Красная мадонна | страница 52



«Пусть это будет верным знаком того, что ваша дочь, выйдя в открытое море, благополучно достигла первой гавани».

Какой нежностью, какой благодарностью к нему я преисполнилась! Он верно угадал силу моих переживаний во время этой тягостной истории с Университетом.

Впервые ты захотела ответить ему сама. Ты нарисовала для него цветок мудрости и назвала свой рисунок «Герметическая роза».

На другой день мы наконец вышли в сад и через окно в стене увидели Абеляра. Он ласково улыбнулся нам.

Шевалье, чтобы загладить обиду, нанесенную Университетом, купил мне книгу Раймунда Луллия. Это было старое издание «Книги друга и любимого». Я открыла наугад и прочла:

«164. Скажи мне, безумец, к чему ты более тяготеешь — к любви или к ненависти? — Я ответил: к любви, потому что я ненавидел, чтобы возлюбить».

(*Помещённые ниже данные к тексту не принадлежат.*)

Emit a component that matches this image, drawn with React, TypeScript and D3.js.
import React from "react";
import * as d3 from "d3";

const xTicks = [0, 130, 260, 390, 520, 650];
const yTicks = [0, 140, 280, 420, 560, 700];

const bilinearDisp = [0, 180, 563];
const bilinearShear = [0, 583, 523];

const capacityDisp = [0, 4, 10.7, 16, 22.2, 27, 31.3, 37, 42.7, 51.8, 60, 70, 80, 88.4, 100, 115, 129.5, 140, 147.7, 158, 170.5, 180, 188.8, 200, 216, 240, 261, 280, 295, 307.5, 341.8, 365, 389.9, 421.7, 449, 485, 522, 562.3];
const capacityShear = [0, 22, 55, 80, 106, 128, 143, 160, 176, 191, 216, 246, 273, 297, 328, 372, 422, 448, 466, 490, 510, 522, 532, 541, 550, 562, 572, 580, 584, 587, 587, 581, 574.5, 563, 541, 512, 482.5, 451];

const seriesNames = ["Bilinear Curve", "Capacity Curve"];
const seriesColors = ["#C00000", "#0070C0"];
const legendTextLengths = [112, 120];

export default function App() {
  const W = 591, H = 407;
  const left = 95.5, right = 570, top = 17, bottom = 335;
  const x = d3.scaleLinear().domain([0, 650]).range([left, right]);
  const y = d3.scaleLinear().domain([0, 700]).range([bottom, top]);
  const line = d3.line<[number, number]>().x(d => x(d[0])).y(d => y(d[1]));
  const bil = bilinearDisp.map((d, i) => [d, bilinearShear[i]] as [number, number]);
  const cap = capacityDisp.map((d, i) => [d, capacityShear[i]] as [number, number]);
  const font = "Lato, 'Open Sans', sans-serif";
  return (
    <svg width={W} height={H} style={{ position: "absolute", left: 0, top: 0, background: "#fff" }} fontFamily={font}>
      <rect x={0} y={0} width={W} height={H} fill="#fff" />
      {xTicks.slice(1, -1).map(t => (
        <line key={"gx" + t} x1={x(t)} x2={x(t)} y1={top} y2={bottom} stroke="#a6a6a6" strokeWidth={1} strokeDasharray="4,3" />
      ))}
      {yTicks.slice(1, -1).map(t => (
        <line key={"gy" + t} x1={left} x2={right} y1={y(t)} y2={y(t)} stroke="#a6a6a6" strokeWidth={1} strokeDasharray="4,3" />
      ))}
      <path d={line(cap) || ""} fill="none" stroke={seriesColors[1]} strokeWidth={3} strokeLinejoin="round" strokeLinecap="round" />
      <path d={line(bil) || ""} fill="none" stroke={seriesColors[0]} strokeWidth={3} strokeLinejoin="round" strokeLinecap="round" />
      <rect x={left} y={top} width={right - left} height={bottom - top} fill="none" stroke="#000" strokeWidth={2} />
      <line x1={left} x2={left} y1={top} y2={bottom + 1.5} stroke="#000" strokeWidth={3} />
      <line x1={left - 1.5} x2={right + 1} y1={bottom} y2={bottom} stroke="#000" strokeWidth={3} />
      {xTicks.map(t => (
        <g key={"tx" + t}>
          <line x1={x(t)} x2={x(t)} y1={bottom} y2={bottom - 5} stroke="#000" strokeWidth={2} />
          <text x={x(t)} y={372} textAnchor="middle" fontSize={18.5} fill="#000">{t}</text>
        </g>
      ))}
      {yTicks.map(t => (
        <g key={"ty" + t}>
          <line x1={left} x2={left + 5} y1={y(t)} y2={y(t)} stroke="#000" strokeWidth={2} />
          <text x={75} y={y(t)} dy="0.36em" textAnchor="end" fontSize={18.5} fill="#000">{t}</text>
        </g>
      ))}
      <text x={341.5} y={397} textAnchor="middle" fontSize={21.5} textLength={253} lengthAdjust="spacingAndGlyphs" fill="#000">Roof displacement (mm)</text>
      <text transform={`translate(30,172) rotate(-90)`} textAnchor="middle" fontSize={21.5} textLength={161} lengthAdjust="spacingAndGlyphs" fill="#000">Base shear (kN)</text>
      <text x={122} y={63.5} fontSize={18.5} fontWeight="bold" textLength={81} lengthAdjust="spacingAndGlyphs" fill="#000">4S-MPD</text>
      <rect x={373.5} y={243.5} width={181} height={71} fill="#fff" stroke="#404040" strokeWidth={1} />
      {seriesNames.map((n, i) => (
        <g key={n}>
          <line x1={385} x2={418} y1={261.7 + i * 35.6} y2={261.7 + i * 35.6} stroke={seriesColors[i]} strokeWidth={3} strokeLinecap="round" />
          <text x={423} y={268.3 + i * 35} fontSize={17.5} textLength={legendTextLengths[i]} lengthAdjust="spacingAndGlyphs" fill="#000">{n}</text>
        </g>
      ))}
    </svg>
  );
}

Настало время тебе узнать тайны, могила которым — чрево. Я сама объяснила тебе, как размножаются различные виды животных и растений и люди. Я дала тебе исчерпывающие научные сведения о продолжении рода в медицинском, психологическом и философском аспектах. Я сполна удовлетворила твое любопытство предметом, о котором ты слышала так много туманных и бестактных намеков из уст Шевалье. И очень скоро на эту тему, не хуже, чем на все прочие, ты могла рассуждать как существо свободное, разумное, благое и здравомыслящее.

Теперь, когда частные учителя перестали приходить в наш дом, каким счастьем было для меня работать в подвале! Мы вверили себя нашему провидению, а его воле никто не может противиться.

LXX

Как преждевременно было делать тебя женщиной! Под знаком солнца трудилась ты у горнила своими детскими ручонками, такими умелыми! Этой работе ты отдавала лучшие из твоих дарований. С какой уверенностью в своей правоте слушала я твои разъяснения там, в подвале, из бездны своего «я», наперсницей твоего сокровенного существа.

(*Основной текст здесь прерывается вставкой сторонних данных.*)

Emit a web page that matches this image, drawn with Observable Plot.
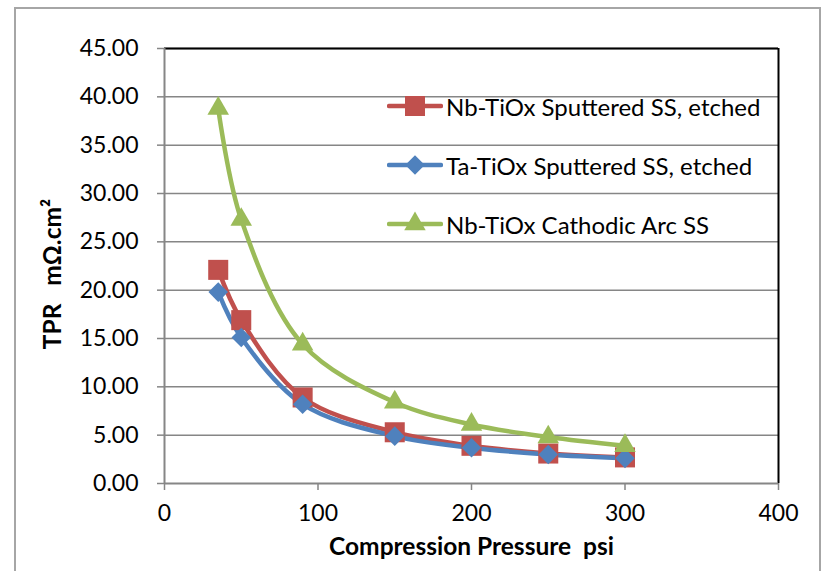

«Камень, мама, стал шафранного цвета, однако он тяжелый и жжется, словно толченое стекло».

Как быстро, буквально на лету, схватывала ты суть замысла. Язык адептов поистине был твоим родным, в то время как для меня, хоть я и выучила его, оставался чужим. Твоя смышленость, твоя рассудительность, твой ум наполняли меня гордостью и восхищением. Всякий раз, когда ты работала у горнила, мне казалось, что ты озарена чудесным сиянием, льющимся из неугасимого светильника.

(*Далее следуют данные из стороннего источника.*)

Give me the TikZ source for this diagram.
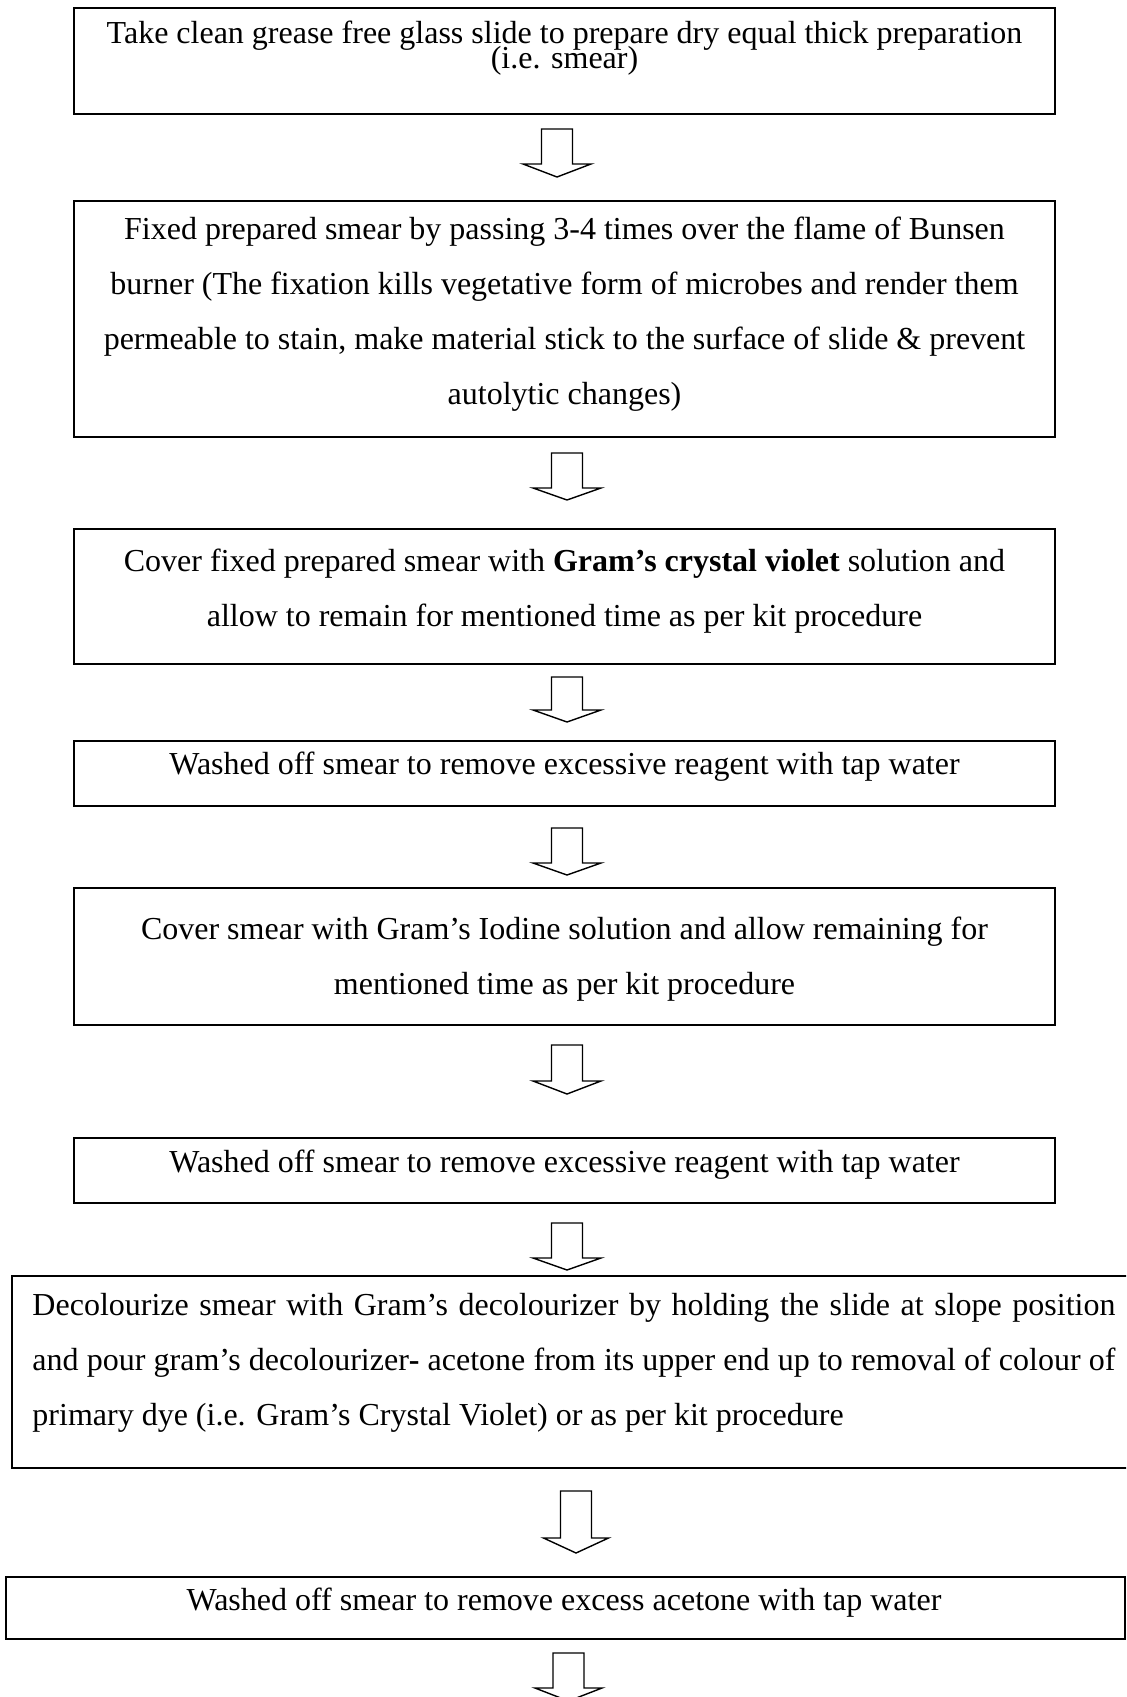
\documentclass[tikz,border=0pt]{standalone}
\usepackage{fontspec}
\setmainfont{Liberation Serif}
\begin{document}
\begin{tikzpicture}[x=0.5pt,y=-0.5pt,
  box/.style={draw=black,line width=1pt,rectangle,inner sep=0pt,minimum width=490.5pt},
  txt/.style={inner sep=0pt,align=center,font=\fontsize{16}{27.5}\selectfont},
  arrowline/.style={draw=black,line width=0.7pt,fill=white,line join=miter},
  pics/barrow/.style args={#1/#2/#3/#4}{code={
    \draw[arrowline] (-#1,0) -- (#1,0) -- (#1,#3) -- (#2,#3) -- (0,#4) -- (-#2,#3) -- (-#1,#3) -- cycle;}}
]
\useasboundingbox[fill=white] (0,0) rectangle (1126,1697);
\clip (0,0) rectangle (1126,1697);

% boxes
\node[box,minimum height=53pt]   (b1) at (564.5,61)   {};
\node[box,minimum height=118pt]  (b2) at (564.5,319)  {};
\node[box,minimum height=67.5pt] (b3) at (564.5,596.5) {};
\node[box,minimum height=32.5pt] (b4) at (564.5,773.5) {};
\node[box,minimum height=68.5pt] (b5) at (564.5,956.5) {};
\node[box,minimum height=32.5pt] (b6) at (564.5,1170.5) {};
\node[box,minimum width=564pt,minimum height=96pt] (b7) at (576,1372) {};
\node[box,minimum width=559.5pt,minimum height=31pt] (b8) at (565.5,1608) {};

% texts
\node[txt,anchor=base] (t1a) at (564.5,43) {Take clean grease free glass slide to prepare dry equal thick preparation};
\node[txt,anchor=base] (t1b) at (564.5,68) {(i.e. smear)};
\node[txt] (t2) at (564.5,314.5) {Fixed prepared smear by passing 3-4 times over the flame of Bunsen\\
burner (The fixation kills vegetative form of microbes and render them\\
permeable to stain, make material stick to the surface of slide \& prevent\\
autolytic changes)};
\node[txt] (t3) at (564.5,591.5) {Cover fixed prepared smear with \textbf{Gram’s crystal violet} solution and\\
allow to remain for mentioned time as per kit procedure};
\node[txt] (t4) at (564.5,767) {Washed off smear to remove excessive reagent with tap water};
\node[txt] (t5) at (564.5,959.5) {Cover smear with Gram’s Iodine solution and allow remaining for\\
mentioned time as per kit procedure};
\node[txt] (t6) at (564.5,1165) {Washed off smear to remove excessive reagent with tap water};
\node[txt,align=justify,text width=541.5pt] (t7) at (574,1363) {\hyphenpenalty=10000 Decolourize smear with Gram’s decolourizer by holding the slide at slope position\linebreak
and pour gram’s decolourizer\textbf{-} acetone from its upper end up to removal of colour of\linebreak
primary dye (i.e. Gram’s Crystal Violet) or as per kit procedure};
\node[txt] (t8) at (564,1603) {Washed off smear to remove excess acetone with tap water};

% block arrows
\pic at (557,129)   {barrow={15.5/34/35/48}};
\pic at (567,453)   {barrow={15.5/34/35/47}};
\pic at (567,677)   {barrow={15.5/34/33/45}};
\pic at (567,828)   {barrow={15.5/34/35/47}};
\pic at (567,1045)  {barrow={15.5/34/36/49}};
\pic at (567,1223)  {barrow={15.5/34/35/47}};
\pic at (576,1491)  {barrow={15.5/32.5/47/62}};
\pic at (568.5,1653) {barrow={15.5/33.5/35/48}};
\end{tikzpicture}
\end{document}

Таинству творения ты даже не училась — ты изначально несла его в себе. Как просто и как мастерски ты им овладела! Соединение вещества и солей металлов заботило тебя меньше, чем конденсация соли на прочной и не подверженной распаду связующей основе. Как вдумчиво и прозорливо умела ты выделить и углубить каждый случай такого слияния, доводя тем самым его до успешного завершения! Я задумывалась иной раз, вполне ли ты постигаешь универсальный характер и природу действующего фактора. Выделяющиеся вещества ты обрабатывала со знанием дела, оперируя ничтожно малыми количествами металлов, которым недоставало собственной жизнеспособности. Глядя на тебя, я с великим трудом себя сдерживала — так хотелось мне расплакаться от счастья.